→ **Data section**:
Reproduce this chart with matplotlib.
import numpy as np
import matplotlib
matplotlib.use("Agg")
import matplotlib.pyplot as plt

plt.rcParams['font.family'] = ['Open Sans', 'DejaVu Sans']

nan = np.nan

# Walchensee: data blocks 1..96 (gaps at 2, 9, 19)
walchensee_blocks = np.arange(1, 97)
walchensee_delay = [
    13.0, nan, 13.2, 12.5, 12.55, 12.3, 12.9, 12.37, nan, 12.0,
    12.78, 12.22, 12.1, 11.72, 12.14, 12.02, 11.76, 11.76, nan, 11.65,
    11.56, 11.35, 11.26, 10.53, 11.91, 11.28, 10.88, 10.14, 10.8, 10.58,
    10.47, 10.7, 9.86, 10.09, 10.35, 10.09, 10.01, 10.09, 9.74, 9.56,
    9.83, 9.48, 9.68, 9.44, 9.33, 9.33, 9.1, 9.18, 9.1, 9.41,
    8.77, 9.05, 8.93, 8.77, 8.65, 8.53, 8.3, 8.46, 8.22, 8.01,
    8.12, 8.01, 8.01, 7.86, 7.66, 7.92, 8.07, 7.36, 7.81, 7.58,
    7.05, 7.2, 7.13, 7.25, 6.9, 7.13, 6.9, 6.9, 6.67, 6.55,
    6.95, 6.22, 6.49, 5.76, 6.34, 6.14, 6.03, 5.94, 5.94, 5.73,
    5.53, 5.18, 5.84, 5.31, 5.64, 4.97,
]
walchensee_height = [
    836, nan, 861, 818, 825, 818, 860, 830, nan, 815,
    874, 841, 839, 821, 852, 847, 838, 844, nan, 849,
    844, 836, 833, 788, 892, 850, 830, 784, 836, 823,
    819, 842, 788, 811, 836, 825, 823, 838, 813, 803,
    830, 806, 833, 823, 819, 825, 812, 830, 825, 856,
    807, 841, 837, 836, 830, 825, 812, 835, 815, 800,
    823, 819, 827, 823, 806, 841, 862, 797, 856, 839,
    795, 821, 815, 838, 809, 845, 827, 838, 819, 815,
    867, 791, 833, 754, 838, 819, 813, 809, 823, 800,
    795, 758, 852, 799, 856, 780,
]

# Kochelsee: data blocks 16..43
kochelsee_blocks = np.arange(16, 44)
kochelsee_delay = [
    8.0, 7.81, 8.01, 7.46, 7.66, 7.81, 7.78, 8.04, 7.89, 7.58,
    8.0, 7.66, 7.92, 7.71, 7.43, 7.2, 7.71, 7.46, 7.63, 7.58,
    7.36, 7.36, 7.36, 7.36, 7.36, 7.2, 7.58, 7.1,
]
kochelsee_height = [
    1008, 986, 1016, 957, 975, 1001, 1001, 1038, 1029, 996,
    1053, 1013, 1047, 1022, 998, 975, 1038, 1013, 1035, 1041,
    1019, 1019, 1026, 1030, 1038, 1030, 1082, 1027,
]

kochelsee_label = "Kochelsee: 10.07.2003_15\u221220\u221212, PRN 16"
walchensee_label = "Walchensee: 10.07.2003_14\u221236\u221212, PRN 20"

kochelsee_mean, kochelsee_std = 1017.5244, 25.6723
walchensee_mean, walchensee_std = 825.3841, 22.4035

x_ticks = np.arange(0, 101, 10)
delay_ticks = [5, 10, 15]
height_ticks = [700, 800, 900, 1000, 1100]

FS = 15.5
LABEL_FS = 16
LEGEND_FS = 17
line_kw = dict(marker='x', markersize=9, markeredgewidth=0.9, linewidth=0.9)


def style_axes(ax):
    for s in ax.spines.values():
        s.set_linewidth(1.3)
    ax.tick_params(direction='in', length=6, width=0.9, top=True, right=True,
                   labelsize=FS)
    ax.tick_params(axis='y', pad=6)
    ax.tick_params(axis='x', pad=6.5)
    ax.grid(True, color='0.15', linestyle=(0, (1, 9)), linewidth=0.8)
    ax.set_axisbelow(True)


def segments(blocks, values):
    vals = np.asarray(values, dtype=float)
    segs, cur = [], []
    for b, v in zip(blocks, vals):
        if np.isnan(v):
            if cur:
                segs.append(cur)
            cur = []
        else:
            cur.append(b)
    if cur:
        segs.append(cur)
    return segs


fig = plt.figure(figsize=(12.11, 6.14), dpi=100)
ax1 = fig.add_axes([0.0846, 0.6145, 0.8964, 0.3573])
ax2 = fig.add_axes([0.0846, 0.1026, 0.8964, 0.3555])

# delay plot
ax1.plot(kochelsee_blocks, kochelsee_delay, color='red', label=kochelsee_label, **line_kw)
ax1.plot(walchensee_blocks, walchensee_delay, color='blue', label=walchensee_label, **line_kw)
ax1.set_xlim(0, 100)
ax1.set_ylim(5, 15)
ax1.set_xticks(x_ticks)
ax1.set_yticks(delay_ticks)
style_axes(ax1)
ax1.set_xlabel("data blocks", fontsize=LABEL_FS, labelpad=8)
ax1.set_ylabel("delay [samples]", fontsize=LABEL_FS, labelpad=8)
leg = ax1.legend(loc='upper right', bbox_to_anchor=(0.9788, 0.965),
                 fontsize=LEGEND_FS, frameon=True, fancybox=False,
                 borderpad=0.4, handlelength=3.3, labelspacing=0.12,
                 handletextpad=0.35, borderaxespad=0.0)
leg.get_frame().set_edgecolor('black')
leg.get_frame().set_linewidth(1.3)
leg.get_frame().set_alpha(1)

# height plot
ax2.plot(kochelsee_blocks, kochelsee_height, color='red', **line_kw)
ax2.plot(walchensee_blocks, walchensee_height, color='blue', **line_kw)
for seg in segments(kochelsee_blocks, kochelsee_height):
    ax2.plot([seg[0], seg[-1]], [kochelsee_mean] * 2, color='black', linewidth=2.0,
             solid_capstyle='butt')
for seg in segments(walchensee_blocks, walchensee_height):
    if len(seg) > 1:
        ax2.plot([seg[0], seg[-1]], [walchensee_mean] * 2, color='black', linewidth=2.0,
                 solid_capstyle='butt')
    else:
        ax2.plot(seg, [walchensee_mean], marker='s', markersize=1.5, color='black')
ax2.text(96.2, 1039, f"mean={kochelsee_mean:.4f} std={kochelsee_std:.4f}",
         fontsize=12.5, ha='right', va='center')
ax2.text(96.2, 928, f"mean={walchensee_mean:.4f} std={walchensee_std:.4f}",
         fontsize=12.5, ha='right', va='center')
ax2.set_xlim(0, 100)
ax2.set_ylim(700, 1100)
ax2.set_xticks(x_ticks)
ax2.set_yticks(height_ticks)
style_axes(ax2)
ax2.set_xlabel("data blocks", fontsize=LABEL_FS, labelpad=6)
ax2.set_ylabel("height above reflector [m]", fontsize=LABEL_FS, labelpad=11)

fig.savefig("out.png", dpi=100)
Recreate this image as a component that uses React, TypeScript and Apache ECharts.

→ **Exercise description**: Extract each line from the listing above, please, and repeat it exactly.

→ **The output**:
Reproduce this chart with matplotlib.
import numpy as np
import matplotlib
matplotlib.use("Agg")
import matplotlib.pyplot as plt

plt.rcParams['font.family'] = ['Open Sans', 'DejaVu Sans']

nan = np.nan

# Walchensee: data blocks 1..96 (gaps at 2, 9, 19)
walchensee_blocks = np.arange(1, 97)
walchensee_delay = [
    13.0, nan, 13.2, 12.5, 12.55, 12.3, 12.9, 12.37, nan, 12.0,
    12.78, 12.22, 12.1, 11.72, 12.14, 12.02, 11.76, 11.76, nan, 11.65,
    11.56, 11.35, 11.26, 10.53, 11.91, 11.28, 10.88, 10.14, 10.8, 10.58,
    10.47, 10.7, 9.86, 10.09, 10.35, 10.09, 10.01, 10.09, 9.74, 9.56,
    9.83, 9.48, 9.68, 9.44, 9.33, 9.33, 9.1, 9.18, 9.1, 9.41,
    8.77, 9.05, 8.93, 8.77, 8.65, 8.53, 8.3, 8.46, 8.22, 8.01,
    8.12, 8.01, 8.01, 7.86, 7.66, 7.92, 8.07, 7.36, 7.81, 7.58,
    7.05, 7.2, 7.13, 7.25, 6.9, 7.13, 6.9, 6.9, 6.67, 6.55,
    6.95, 6.22, 6.49, 5.76, 6.34, 6.14, 6.03, 5.94, 5.94, 5.73,
    5.53, 5.18, 5.84, 5.31, 5.64, 4.97,
]
walchensee_height = [
    836, nan, 861, 818, 825, 818, 860, 830, nan, 815,
    874, 841, 839, 821, 852, 847, 838, 844, nan, 849,
    844, 836, 833, 788, 892, 850, 830, 784, 836, 823,
    819, 842, 788, 811, 836, 825, 823, 838, 813, 803,
    830, 806, 833, 823, 819, 825, 812, 830, 825, 856,
    807, 841, 837, 836, 830, 825, 812, 835, 815, 800,
    823, 819, 827, 823, 806, 841, 862, 797, 856, 839,
    795, 821, 815, 838, 809, 845, 827, 838, 819, 815,
    867, 791, 833, 754, 838, 819, 813, 809, 823, 800,
    795, 758, 852, 799, 856, 780,
]

# Kochelsee: data blocks 16..43
kochelsee_blocks = np.arange(16, 44)
kochelsee_delay = [
    8.0, 7.81, 8.01, 7.46, 7.66, 7.81, 7.78, 8.04, 7.89, 7.58,
    8.0, 7.66, 7.92, 7.71, 7.43, 7.2, 7.71, 7.46, 7.63, 7.58,
    7.36, 7.36, 7.36, 7.36, 7.36, 7.2, 7.58, 7.1,
]
kochelsee_height = [
    1008, 986, 1016, 957, 975, 1001, 1001, 1038, 1029, 996,
    1053, 1013, 1047, 1022, 998, 975, 1038, 1013, 1035, 1041,
    1019, 1019, 1026, 1030, 1038, 1030, 1082, 1027,
]

kochelsee_label = "Kochelsee: 10.07.2003_15\u221220\u221212, PRN 16"
walchensee_label = "Walchensee: 10.07.2003_14\u221236\u221212, PRN 20"

kochelsee_mean, kochelsee_std = 1017.5244, 25.6723
walchensee_mean, walchensee_std = 825.3841, 22.4035

x_ticks = np.arange(0, 101, 10)
delay_ticks = [5, 10, 15]
height_ticks = [700, 800, 900, 1000, 1100]

FS = 15.5
LABEL_FS = 16
LEGEND_FS = 17
line_kw = dict(marker='x', markersize=9, markeredgewidth=0.9, linewidth=0.9)


def style_axes(ax):
    for s in ax.spines.values():
        s.set_linewidth(1.3)
    ax.tick_params(direction='in', length=6, width=0.9, top=True, right=True,
                   labelsize=FS)
    ax.tick_params(axis='y', pad=6)
    ax.tick_params(axis='x', pad=6.5)
    ax.grid(True, color='0.15', linestyle=(0, (1, 9)), linewidth=0.8)
    ax.set_axisbelow(True)


def segments(blocks, values):
    vals = np.asarray(values, dtype=float)
    segs, cur = [], []
    for b, v in zip(blocks, vals):
        if np.isnan(v):
            if cur:
                segs.append(cur)
            cur = []
        else:
            cur.append(b)
    if cur:
        segs.append(cur)
    return segs


fig = plt.figure(figsize=(12.11, 6.14), dpi=100)
ax1 = fig.add_axes([0.0846, 0.6145, 0.8964, 0.3573])
ax2 = fig.add_axes([0.0846, 0.1026, 0.8964, 0.3555])

# delay plot
ax1.plot(kochelsee_blocks, kochelsee_delay, color='red', label=kochelsee_label, **line_kw)
ax1.plot(walchensee_blocks, walchensee_delay, color='blue', label=walchensee_label, **line_kw)
ax1.set_xlim(0, 100)
ax1.set_ylim(5, 15)
ax1.set_xticks(x_ticks)
ax1.set_yticks(delay_ticks)
style_axes(ax1)
ax1.set_xlabel("data blocks", fontsize=LABEL_FS, labelpad=8)
ax1.set_ylabel("delay [samples]", fontsize=LABEL_FS, labelpad=8)
leg = ax1.legend(loc='upper right', bbox_to_anchor=(0.9788, 0.965),
                 fontsize=LEGEND_FS, frameon=True, fancybox=False,
                 borderpad=0.4, handlelength=3.3, labelspacing=0.12,
                 handletextpad=0.35, borderaxespad=0.0)
leg.get_frame().set_edgecolor('black')
leg.get_frame().set_linewidth(1.3)
leg.get_frame().set_alpha(1)

# height plot
ax2.plot(kochelsee_blocks, kochelsee_height, color='red', **line_kw)
ax2.plot(walchensee_blocks, walchensee_height, color='blue', **line_kw)
for seg in segments(kochelsee_blocks, kochelsee_height):
    ax2.plot([seg[0], seg[-1]], [kochelsee_mean] * 2, color='black', linewidth=2.0,
             solid_capstyle='butt')
for seg in segments(walchensee_blocks, walchensee_height):
    if len(seg) > 1:
        ax2.plot([seg[0], seg[-1]], [walchensee_mean] * 2, color='black', linewidth=2.0,
                 solid_capstyle='butt')
    else:
        ax2.plot(seg, [walchensee_mean], marker='s', markersize=1.5, color='black')
ax2.text(96.2, 1039, f"mean={kochelsee_mean:.4f} std={kochelsee_std:.4f}",
         fontsize=12.5, ha='right', va='center')
ax2.text(96.2, 928, f"mean={walchensee_mean:.4f} std={walchensee_std:.4f}",
         fontsize=12.5, ha='right', va='center')
ax2.set_xlim(0, 100)
ax2.set_ylim(700, 1100)
ax2.set_xticks(x_ticks)
ax2.set_yticks(height_ticks)
style_axes(ax2)
ax2.set_xlabel("data blocks", fontsize=LABEL_FS, labelpad=6)
ax2.set_ylabel("height above reflector [m]", fontsize=LABEL_FS, labelpad=11)

fig.savefig("out.png", dpi=100)
Recreate this image as a component that uses React, TypeScript and Apache ECharts.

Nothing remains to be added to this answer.